On the contrary, it is the Labour Party that now sits comfortably on top of the garbage heap that is Maltese politics in the 21st century. It is the Labour Party that has its hands on the pressure valve; and can therefore unleash, at any time it chooses, any detail of any of a dozen dirty backroom deals that the PN may or may not have concocted (and of whose existence Busuttil may or may not be unaware) over the past three decades.
Hmm. I don’t know about you, but if I were Opposition leader under those kind of circumstances… I’d be a little careful about what I say. I certainly wouldn’t go overboard boasting about my party’s glorious track record of unimpeachable honesty and credibility.

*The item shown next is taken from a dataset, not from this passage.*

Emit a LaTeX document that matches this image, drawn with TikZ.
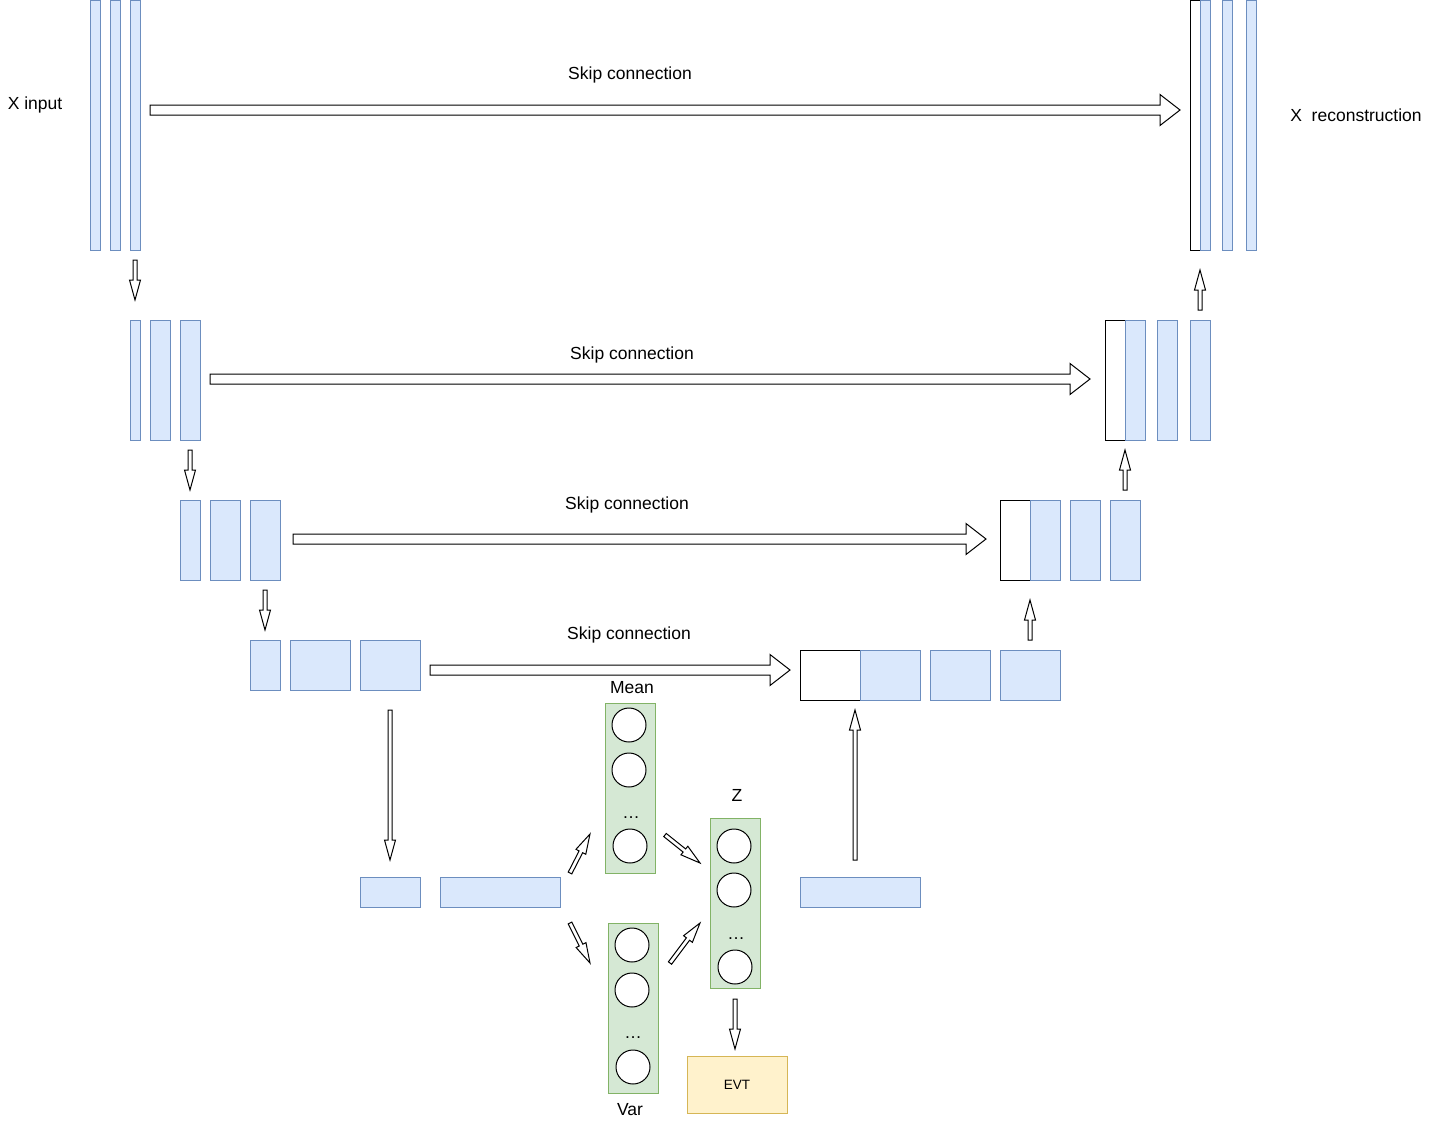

And I might think twice before endlessly shouting ‘corruption’ at the top of my voice… only to reel back as the government inevitably responds with one volley of damning revelations after another.
And I would do the same if I was a deputy PN leader, too: unlike Chris Said (or whoever stole his identity), who has just informed us that this country needs – wait for it - ‘honest politicians’.
This, by the way, is the same Chris Said who was last seen explaining that, in his view, offering private construction work to a constituent for free, at the taxpayer’s expense, does not amount to ‘abusive behaviour’. There is absolutely nothing ‘abusive’ about thrusting one’s arms elbow-deep into the nation’s coffers, to pay for the occasional private project here and there. On the contrary, it’s business as usual. Good for the economy, you see. Keeps the money machine ticking over, and all that…
So yes, Chris Said is perfectly right: ‘political honesty’ is precisely what Malta needs right now. Certainly no need for any crooks, with so many honest politicians about…
But wait a second. Let’s not forget that these aren’t the real Opposition leaders we’re talking about. The real Simon Busuttil and co. are still bound and gagged in that cupboard, remember? The ones I’ve just quoted are actually the impostors who have been cunningly planted there by the Labour Party to destroy any hope of the PN ever bouncing back from its current, dismal rating at the polls….
The real Simon Busuttil would surely know that, to convince the electorate that he really does intend to make ‘honesty’ and ‘truth’ the hallmark of his leadership, he would have to occasionally put his money where his mouth is. Among other things, he would have to immediately sack anyone within his shadow cabinet who is currently under investigation by the police (as, after all, he had insisted so vehemently in the case of Manuel Mallia last year). And he would have to at least acknowledge that his party has a credibility problem on its hands. He cannot expect his party to be taken seriously as an alternative government, if it simply dismisses all criticism for its past failures as ‘mudslinging’.
So when Simon Busuttil’s abduction and impersonation are finally discovered by that janitor, and the impostors are finally unmasked (“and we would have gotten away with it, too, if it wasn’t for those pesky kids...”) the real Opposition leader may wish to snap out of the astonishing state of denial he and his party are so very clearly stuck in. He may finally realise that, with so much excrement still oozing out of his party’s every orifice, impersonating the ‘Maria Goretti of Maltese politics’ is not exactly a very good idea.
Only then will we be able to talk about an ‘honest’ Opposition party; a party which is ‘honest’ enough to actually admit to its own flaws. And given that the Labour Party does not exactly smell of roses either… a serious Opposition party would actually benefit everyone.